2. Source Sheets: In the Source Sheets section, you can choose whether the filter action should be initiated from specific worksheets or all of them. The list of worksheets belonging to a particular dashboard or data source can be viewed by selecting the data source or dashboard from the dropdown menu.
3. Target Sheets: In the same way, you can choose which worksheets should get affected by the filter action.
4. Target Filters: This section is meant for selecting whether all common fields or only specific selected fields are to be filtered in the target sheets.
5. Run action on: There are four ways to do this, any of which can be chosen to trigger the filter action:
6. Clearing the selection: There are three options to configure which action should take place once the user clears the filter by clicking on the whitespace in the viz.
Leave the filter: Once the filter is applied through the filter action, the filter doesn’t get cleared and only gets updated if the filter action is triggered again through other data points.
Show all values: The filter gets removed and all data points become visible back again as they were prior to applying the filter.
Exclude all values: The data view becomes empty as all values are excluded upon clearing the filter.
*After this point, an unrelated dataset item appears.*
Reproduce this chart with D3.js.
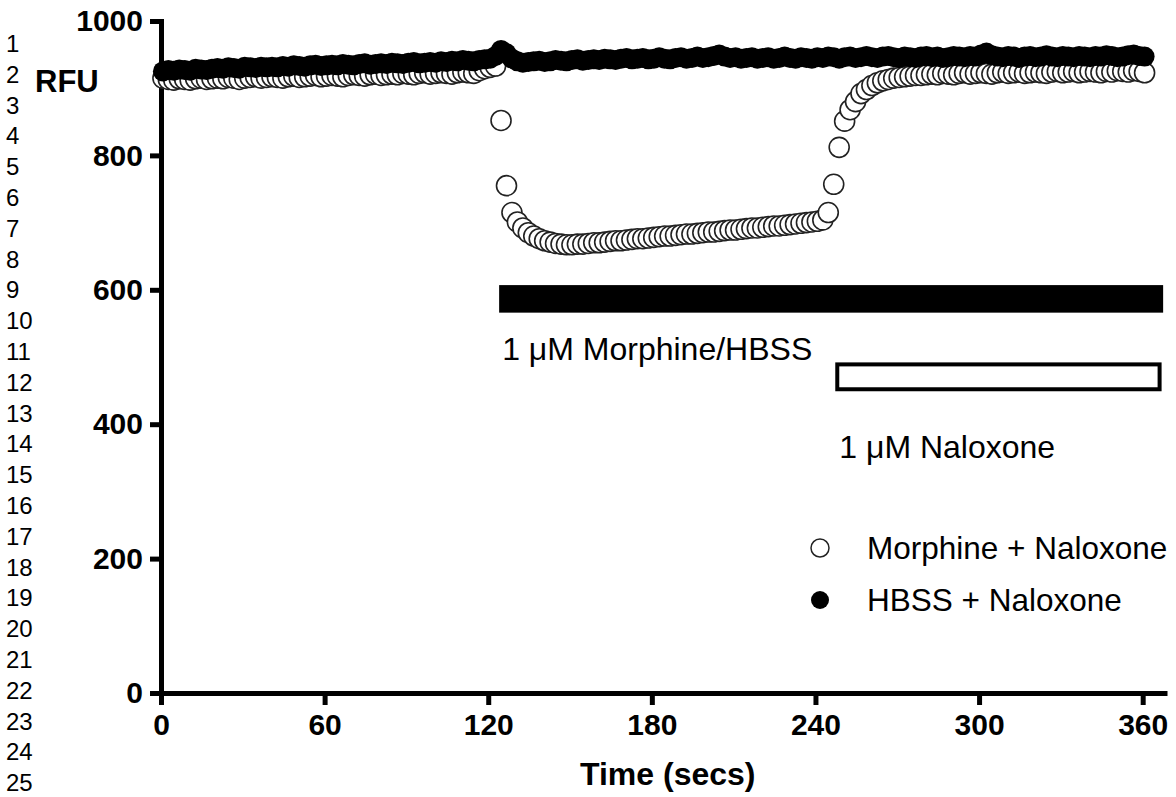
<!DOCTYPE html>
<html>
<head>
<meta charset="utf-8">
<script src="https://cdn.jsdelivr.net/npm/d3@7"></script>
<style>
  html, body { margin: 0; padding: 0; background: #fff; }
  svg { display: block; }
</style>
</head>
<body>
<svg id="chart" width="1176" height="797"></svg>
<script>
// ---------------- DATA ----------------
const startTime = 0.7;      // first sample (secs)
const sampleStep = 2;       // sampling interval (secs)

// Morphine + Naloxone (open circles), RFU
const morphineNaloxone = [
  915, 913, 912, 914, 913, 912, 914, 915, 913, 914,
  915, 914, 916, 915, 913, 915, 916, 917, 915, 916,
  917, 916, 915, 917, 918, 916, 917, 918, 919, 917,
  918, 919, 918, 917, 919, 920, 919, 918, 920, 921,
  919, 920, 921, 920, 922, 921, 920, 922, 923, 921,
  922, 923, 922, 921, 923, 924, 923, 922, 926, 929,
  931, 933,
  852, 755, 715, 701, 692, 685, 680, 676, 673, 671,
  669, 668, 667, 667, 668, 668, 669, 670, 670, 671,
  672, 673, 673, 674, 675, 676, 676, 677, 678, 679,
  680, 680, 681, 682, 683, 683, 684, 685, 686, 686,
  687, 688, 689, 689, 690, 691, 692, 692, 693, 694,
  695, 695, 696, 697, 698, 699, 700, 701, 702, 704,
  715, 757, 812, 851, 868, 880, 892, 898, 904, 908,
  911, 913, 915, 916, 917, 918, 919, 919,
  920, 921, 920, 922, 921, 920, 922, 923, 921, 922,
  923, 922, 921, 923, 924, 922, 923, 924, 922, 923,
  924, 923, 922, 924, 925, 923, 924, 925, 923, 924,
  925, 924, 923, 925, 924, 926, 925, 924, 926, 925, 923
];

// HBSS + Naloxone (filled circles), RFU
const hbssNaloxone = [
  925, 927, 926, 928, 927, 926, 929, 928, 927, 929,
  930, 929, 931, 930, 929, 932, 931, 930, 932, 931,
  932, 931, 933, 932, 934, 933, 932, 934, 935, 933,
  934, 935, 934, 936, 935, 934, 936, 937, 935, 936,
  937, 936, 938, 937, 936, 938, 939, 937, 938, 939,
  938, 940, 939, 941, 940, 942, 941, 940, 942, 943,
  944, 948,
  957, 952, 944, 940, 938, 939, 940,
  941, 939, 940, 942, 941, 940, 942, 943, 941, 942, 943,
  942, 944, 943, 942, 944, 945, 943, 944, 945, 943,
  944, 946, 944, 943, 945, 946, 944, 945, 947, 945,
  946, 948, 950, 947, 945, 946, 944, 945, 946, 944,
  945, 946, 944, 945, 947, 945, 944, 946, 945, 944,
  946, 945, 947, 946, 944, 946, 947, 945, 946, 948,
  946, 945, 947, 948, 946, 945, 947, 946, 945, 947,
  948, 946, 947, 945, 946, 948, 947, 946, 948, 947,
  950, 953, 949, 947, 946, 948, 947, 945, 947, 948,
  946, 947, 949, 947, 946, 948, 947, 946, 948, 947,
  946, 948, 947, 949, 948, 946, 947, 949, 950, 948, 947
];

const xTicks = [0, 60, 120, 180, 240, 300, 360];
const yTicks = [0, 200, 400, 600, 800, 1000];
const xTitle = "Time (secs)";
const yTitle = "RFU";
const seriesNames = ["Morphine + Naloxone", "HBSS + Naloxone"];
const rowNumbers = d3.range(1, 26);

// treatment bars: [start secs, end secs, low RFU, high RFU]
const morphineBar = { label: "1 μM Morphine/HBSS", x0: 124, x1: 367.5, y0: 566, y1: 607 };
const naloxoneBar = { label: "1 μM Naloxone", x0: 248, x1: 366.2, y0: 452, y1: 489 };

// ---------------- CHART ----------------
const FONT = "Arial, 'Liberation Sans', Helvetica, sans-serif";
const svg = d3.select("#chart");

const x = d3.scaleLinear().domain([0, 368]).range([161, 1164.5]);
const y = d3.scaleLinear().domain([0, 1000]).range([693, 21]);

const timeOf = i => startTime + i * sampleStep;

// row numbers on the far left
svg.append("g").selectAll("text").data(rowNumbers).join("text")
  .attr("x", 6)
  .attr("y", (d, i) => 52 + i * 30.8)
  .attr("font-family", FONT).attr("font-size", 24).attr("fill", "#000")
  .text(d => d);

// y axis
const yAxis = svg.append("g").attr("transform", `translate(${x(0)},0)`)
  .call(d3.axisLeft(y).tickValues(yTicks).tickFormat(d3.format("d"))
    .tickSize(11).tickSizeOuter(0).tickPadding(7));
// x axis
const xAxis = svg.append("g").attr("transform", `translate(0,${y(0)})`)
  .call(d3.axisBottom(x).tickValues(xTicks).tickFormat(d3.format("d"))
    .tickSize(12).tickSizeOuter(0).tickPadding(9));

[yAxis, xAxis].forEach(g => {
  g.select(".domain").attr("stroke", "#000").attr("stroke-width", 5).attr("stroke-linecap", "square");
  g.selectAll(".tick line").attr("stroke", "#000").attr("stroke-width", 5);
  g.selectAll(".tick text").attr("font-family", FONT).attr("font-size", 30)
    .attr("font-weight", "bold").attr("fill", "#000");
});

// axis titles
svg.append("text").attr("x", 35).attr("y", 92)
  .attr("font-family", FONT).attr("font-size", 31).attr("font-weight", "bold")
  .text(yTitle);
svg.append("text").attr("x", (x(0) + x(368)) / 2 + 5).attr("y", 785)
  .attr("text-anchor", "middle")
  .attr("font-family", FONT).attr("font-size", 32).attr("font-weight", "bold")
  .text(xTitle);

// treatment bars
svg.append("rect")
  .attr("x", x(morphineBar.x0)).attr("y", y(morphineBar.y1))
  .attr("width", x(morphineBar.x1) - x(morphineBar.x0))
  .attr("height", y(morphineBar.y0) - y(morphineBar.y1))
  .attr("fill", "#000");
svg.append("text").attr("x", x(morphineBar.x0) + 3).attr("y", y(morphineBar.y0) + 47)
  .attr("font-family", FONT).attr("font-size", 32).text(morphineBar.label);

svg.append("rect")
  .attr("x", x(naloxoneBar.x0)).attr("y", y(naloxoneBar.y1))
  .attr("width", x(naloxoneBar.x1) - x(naloxoneBar.x0))
  .attr("height", y(naloxoneBar.y0) - y(naloxoneBar.y1))
  .attr("fill", "#fff").attr("stroke", "#000").attr("stroke-width", 4);
svg.append("text").attr("x", x(naloxoneBar.x0) + 2).attr("y", y(naloxoneBar.y0) + 69)
  .attr("font-family", FONT).attr("font-size", 32).text(naloxoneBar.label);

// data points
const R = 10;
svg.append("g").selectAll("circle").data(morphineNaloxone).join("circle")
  .attr("cx", (d, i) => x(timeOf(i))).attr("cy", d => y(d)).attr("r", R)
  .attr("fill", "#fff").attr("stroke", "#222").attr("stroke-width", 1.6);
svg.append("g").selectAll("circle").data(hbssNaloxone).join("circle")
  .attr("cx", (d, i) => x(timeOf(i))).attr("cy", d => y(d)).attr("r", R)
  .attr("fill", "#000");

// legend
const legend = svg.append("g");
const legendRows = [
  { name: seriesNames[0], fill: "#fff", stroke: "#222", cy: 548 },
  { name: seriesNames[1], fill: "#000", stroke: "none", cy: 600 }
];
legend.selectAll("circle").data(legendRows).join("circle")
  .attr("cx", 820).attr("cy", d => d.cy).attr("r", 9)
  .attr("fill", d => d.fill).attr("stroke", d => d.stroke).attr("stroke-width", 1.5);
legend.selectAll("text").data(legendRows).join("text")
  .attr("x", 867).attr("y", d => d.cy + 11)
  .attr("font-family", FONT).attr("font-size", 31.5).text(d => d.name);
</script>
</body>
</html>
Filter action can also be configured by selecting the worksheet in the dashboard and clicking on the filter icon as shown below:
Another way to configure the filter action is by clicking on the Use as Filter option in the dashboard drop-down menu as shown below.
This generates a filter action with a default name and configuration options as show below:
Note: Make sure you rename the generated filter actions in a descriptive way so that they become more manageable and can easily be referenced by other Tableau developers at a later date.
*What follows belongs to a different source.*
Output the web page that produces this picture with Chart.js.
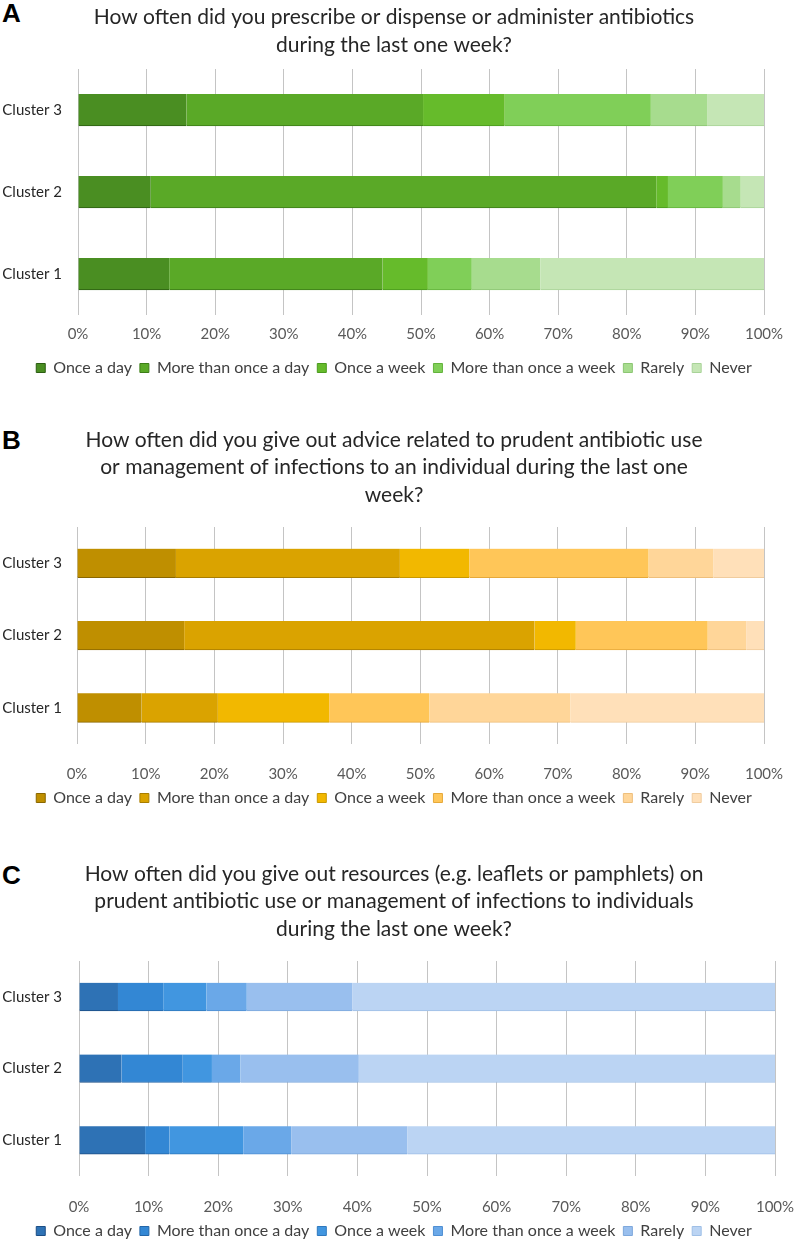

There are two use cases for using filter actions:
The filter action can be configured on source and target worksheets that are present on the same dashboard. This enables the user to bring data points of interest into focus by filtering other data points on the dashboard.
If a source sheet is present on one dashboard and the target sheets are present on another dashboard, the user gets redirected to the second dashboard once the filter action gets triggered from the source sheet. This enables the user to do advanced data exploration across multiple dashboards.
Click here to access and download the dashboard shown above, which demonstrates the use of filter actions.
In this section, we’ll go through each chart to understand what insights are being reflected through the dashboard above and how the addition of a filter action on the dashboard can further help in filtering the data and bringing the user’s focus on the data points of interest.
This filled map reflects the overall profit ratio of the state by using a diverging color scheme, which is reflected by the color legend.
This is a scatter plot chart with states represented as data points based on their total sales and profit. The same diverging color scheme has been used as in the previous chart to reflect the overall profit ratio.
This is a ranked table of all states wherein the horizontal bars represent the sales amount in each category and the color represents the overall profit ratio.
There is also a horizontal stacked bar with the market segment names. This has been placed to act as a filter in case the user only wants to see the filtered statistics in the charts below for a particular market segment.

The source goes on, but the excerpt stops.